Retype the opening lines of the listing below, ending with the line that contains "grid_ticks = list(range(10, 101, 10))", and leave out any pictures.
-- START --
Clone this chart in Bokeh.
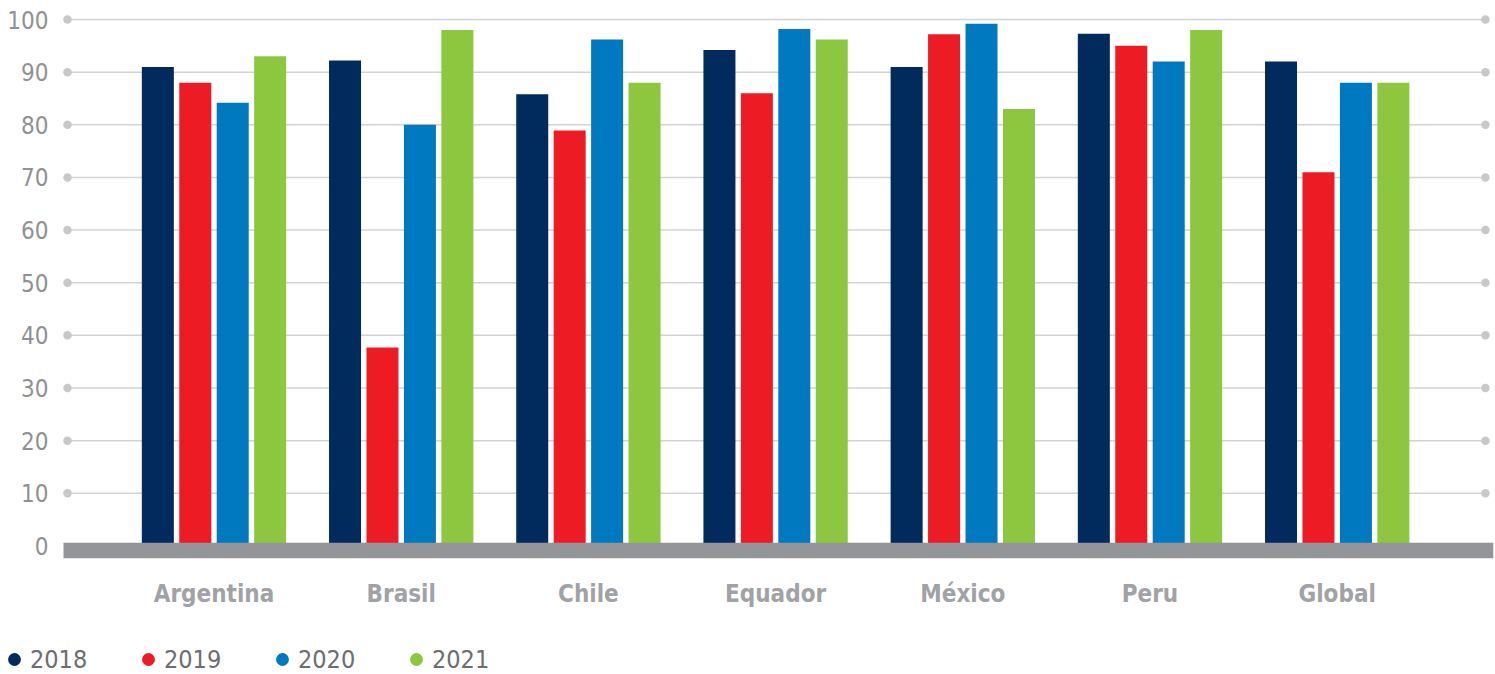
from bokeh.plotting import figure
from bokeh.layouts import column
from bokeh.models import FixedTicker, Legend, LegendItem, Range1d
from bokeh.embed import file_html
from bokeh.resources import INLINE

categories = ["Argentina", "Brasil", "Chile", "Equador", "México", "Peru", "Global"]
years = ["2018", "2019", "2020", "2021"]
v2018 = [91, 92.2, 85.8, 94.2, 91, 97.3, 92]
v2019 = [88, 37.7, 78.9, 86, 97.2, 95, 71]
v2020 = [84.2, 80, 96.2, 98.2, 99.2, 92, 88]
v2021 = [93, 98, 88, 96.2, 83, 98, 88]
series = [v2018, v2019, v2020, v2021]
y_ticks = list(range(0, 101, 10))
grid_ticks = list(range(10, 101, 10))

colors = ["#002b5c", "#ed1c24", "#0079c1", "#8dc63f"]
offsets = [-0.3, -0.1, 0.1, 0.3]
BAR_W = 0.171
X_START, X_END = -0.8253, 6.835
GRID_L, GRID_R = -0.7826, 6.792
FONT = "'DejaVu Sans Condensed', Roboto, sans-serif"

p = figure(width=1495, height=625, output_backend="svg", toolbar_location=None,
           x_range=Range1d(X_START, X_END), y_range=Range1d(-2.58, 101.33),
           min_border_left=59, min_border_right=2, min_border_top=12, min_border_bottom=66)
p.outline_line_color = None
p.xgrid.visible = False
p.ygrid.visible = False

# grid lines with end dots
p.segment(x0=[GRID_L] * len(grid_ticks), x1=[GRID_R] * len(grid_ticks), y0=grid_ticks, y1=grid_ticks,
          line_color="#d1d3d4", line_width=1.5)
p.scatter(x=[GRID_L] * len(grid_ticks), y=grid_ticks, size=8.5, fill_color="#c7c8ca", line_color=None)
p.scatter(x=[GRID_R] * len(grid_ticks), y=grid_ticks, size=8.5, fill_color="#c7c8ca", line_color=None)

xs = list(range(len(categories)))
for vals, off, col in zip(series, offsets, colors):
    p.vbar(x=[x + off for x in xs], top=vals, bottom=0, width=BAR_W, fill_color=col, line_color=None)

# baseline band
p.quad(left=[-0.804], right=[X_END], bottom=[-2.35], top=[0.6], fill_color="#939598", line_color=None)

# axes
p.yaxis.ticker = FixedTicker(ticks=y_ticks)
p.yaxis.axis_line_color = None
p.yaxis.major_tick_line_color = None
p.yaxis.minor_tick_line_color = None
p.yaxis.major_label_standoff = 5
p.yaxis.major_label_text_font = FONT
p.yaxis.major_label_text_font_size = "24px"
p.yaxis.major_label_text_color = "#8f9194"

p.xaxis.ticker = FixedTicker(ticks=xs)
p.xaxis.major_label_overrides = {i: c for i, c in enumerate(categories)}
p.xaxis.axis_line_color = None
p.xaxis.major_tick_line_color = None
p.xaxis.minor_tick_line_color = None
p.xaxis.major_label_standoff = 14
p.xaxis.major_label_text_font = FONT
p.xaxis.major_label_text_font_style = "bold"
p.xaxis.major_label_text_font_size = "24px"
p.xaxis.major_label_text_color = "#a0a2a5"

# legend in its own strip below the chart
leg = figure(width=1495, height=49, output_backend="svg", toolbar_location=None,
             x_axis_location=None, y_axis_location=None,
             x_range=Range1d(0, 1), y_range=Range1d(0, 1),
             min_border_left=0, min_border_right=0, min_border_top=0, min_border_bottom=0)
try:
    leg.frame_align = False
except Exception:
    pass
leg.outline_line_color = None
leg.xgrid.visible = False
leg.ygrid.visible = False
items = []
for y, col in zip(years, colors):
    r = leg.scatter(x=[float("nan")], y=[float("nan")], size=15, fill_color=col, line_color=None)
    items.append(LegendItem(label=y, renderers=[r]))
legend = Legend(items=items, orientation="horizontal", location=(-2, -4),
                glyph_width=32, glyph_height=38, label_standoff=0, label_width=90, spacing=12,
                padding=0, margin=0, border_line_color=None, background_fill_alpha=0,
                label_text_font=FONT, label_text_font_size="25px", label_text_color="#6d6e71")
leg.add_layout(legend, "center")

layout = column(p, leg, spacing=0)
open("out.html", "w").write(file_html(layout, INLINE))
-- END --
## Exercise result
Clone this chart in Bokeh.
from bokeh.plotting import figure
from bokeh.layouts import column
from bokeh.models import FixedTicker, Legend, LegendItem, Range1d
from bokeh.embed import file_html
from bokeh.resources import INLINE

categories = ["Argentina", "Brasil", "Chile", "Equador", "México", "Peru", "Global"]
years = ["2018", "2019", "2020", "2021"]
v2018 = [91, 92.2, 85.8, 94.2, 91, 97.3, 92]
v2019 = [88, 37.7, 78.9, 86, 97.2, 95, 71]
v2020 = [84.2, 80, 96.2, 98.2, 99.2, 92, 88]
v2021 = [93, 98, 88, 96.2, 83, 98, 88]
series = [v2018, v2019, v2020, v2021]
y_ticks = list(range(0, 101, 10))
grid_ticks = list(range(10, 101, 10))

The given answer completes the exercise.